Sometimes it’s hard for me to keep straight whether people are talking about what actually happened, and how some group is going to spin it.
That’s “profit” in my book.
To the original diary, I don’t think we can really say that Bernanke/Geithner is much better than Bernanke/Paulson for TARP. TARP was always supposed to be, at least in part, a loan and rescue program – it was designed to recover the money it invested, over time. Saying that under Paulson it failed to recover that money is denying the fact that, timing-wise, the previous administration was never likely to see the money before it left town.
This specific program has turned a profit, but not for the totality of the economic rescue and recovery program.
As to this specific program. When the market went “no bid” (no buyers: from bid-ask concept) market prices cratered, everyone “knew” there was value out there, but everyone’s risk managers were pounding on them to get back in to their risk budgets so the pressure was to sell into a crap market even when they wanted to buy.
Even the soveriegns and other big players could have played couldn’t find the liquidity to take advantage of the situation.
The treasury with its very different priorities and liquidity was able to step in to a market that everyone knew had value and make a “profit” on this part of the program.
That said the Return or Risk Adjusted Investement/Capital may have not made this a commercially viable play, and the most wounded assets will be the last to repay (or possibly not) so the program may not end up being profitable. That said I remain convinced that inaction would have meant Armageddon (I am not speaking in Biblical term, but I am not speaking hyperbole either).

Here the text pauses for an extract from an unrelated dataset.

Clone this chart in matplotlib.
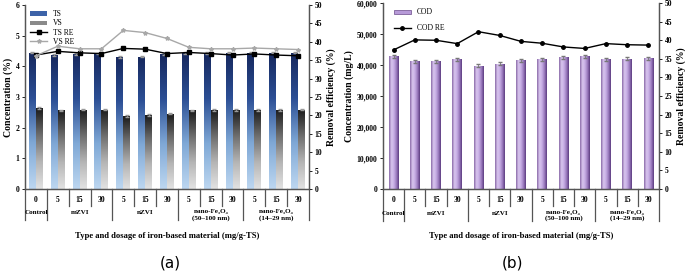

Though there is little I like about Bush, I thank him for serving his country not his politics at the very end of his term.
which it made losses.
Seriously, the numbers being touted cherry pick in a way that excludes a lot of the deal that have led to nearly inevitable or even actually realized losses.
There is a lot of fuzzy book keeping involved. TARP could make a profit in the long run, but it hasn’t yet.
No speculating- just which have shown losses?
None.
Yes- most need more time to attempt to save themselves. ANd – as someone else observed- surely the most stable and safe will be the earliest to redeem.